Salomé
Artiste raffiné, Pierre Amédée Marcel-Béronneau est, parmi les élèves de Gustave Moreau (1826-1898), le véritable héritier de son style. Amateur d’un art somptueux, d’atmosphères embrumées de vapeurs d’encens, de goût pour les bijoux exotiques compliqués, fasciné par les mythes et les religions, Béronneau est aussi un grand interprète du symbolisme français.
Né à Bordeaux en 1869, il commence sa formation artistique à l’École municipale des Beaux-Arts de la ville. En 1890, il arrive à Paris et s’inscrit deux ans plus tard à l’École nationale des Arts Décoratifs. Ces années sont cruciales pour la culture française. Depuis près d’une décennie, le nouveau courant symboliste conquiert de plus en plus l’intelligentsia qui cherche à échapper à la trivialité de la société. Ce n’est pas un hasard si Béronneau, après avoir suivi les cours d’Eugène Thirion (1839-1910), décide d’entrer dans l’atelier de Gustave Moreau, considéré comme le père de ce courant en peinture. Le jeune artiste gagne l’estime du maître en réussissant à combiner dans ses créations différentes influences de la peinture académique et de l’art italien du XVe siècle.
L’influence de son maitre, clairement reconnaissable dans ses œuvres, devient un trait caractéristique de l’artiste qui parvient néanmoins à l’interpréter de manière personnelle, en la mêlant aux influences académiques de sa formation. Les figures de Béronneau sont en effet moins élancées que celles de son maître et plus dessinées dans leurs volumes.

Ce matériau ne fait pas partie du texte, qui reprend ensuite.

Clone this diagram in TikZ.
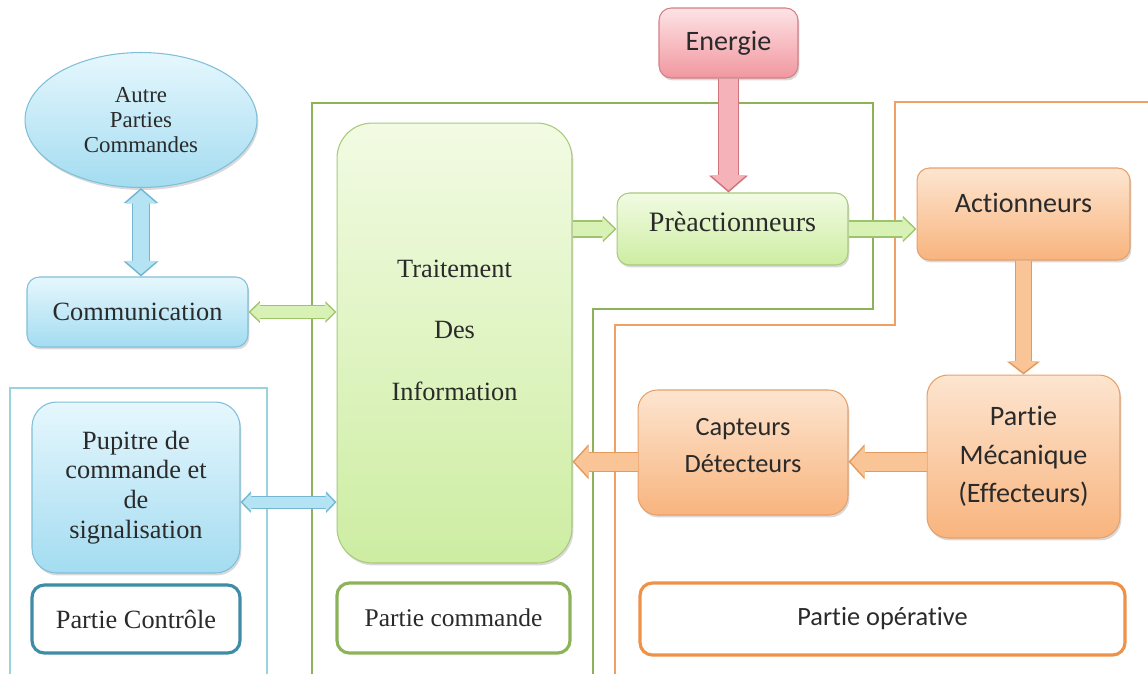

En 1895, il expose pour la première fois au Salon des Aristes Français et en 1897, il participe à la dernière édition du Salon de la Rose+Croix, manifestation artistique organisée par l’excentrique Joséphin Péladan (1858-1918), écrivain, critique et occultiste, partisan d’un retour à l’art religieux aux accents symbolistes décadents. À l’occasion de cette exposition, il présente l’une de ses œuvres les plus célèbres, Orphée, une image ambitieuse représentant la descente aux enfers du héros thrace. Vers la fin du siècle Béronneau est devenu l’une des figures de proue du courant symboliste français grâce à sa manière raffinée de traiter les sujets mythiques, à l’élégance de sa technique et à la puissance suggestive de ses images. Ses œuvres sont entrées dans plusieurs collections publiques françaises telles que le Musée du Louvre, le Musée des Beaux-Arts de Bordeaux et celui de Marseille.
L’un des thèmes récurrents de l’œuvre de Béronneau est celui des femmes fatales, beautés féminines à la sensualité envoûtante, enchanteresses et dévoreuses d’hommes. Parmi les différentes Gorgones et Judiths, c’est la figure de Salomé qui revient le plus souvent dans sa production. Elle est ici représentée de manière frontale, hiératique. Sa peau blanche et son regard sans pupille la font ressembler à une terrible idole couverte d’opulents bijoux de goût oriental. La peinture est extrêmement diluée, les couleurs semblent s’assembler comme sur la palette d’un peintre par petites touches. Le style est très proche de celui de Moreau, c’est pourquoi le tableau a dû être exécuté dans les premières années du virage symboliste du peintre, c’est-à-dire vers 1892-1897.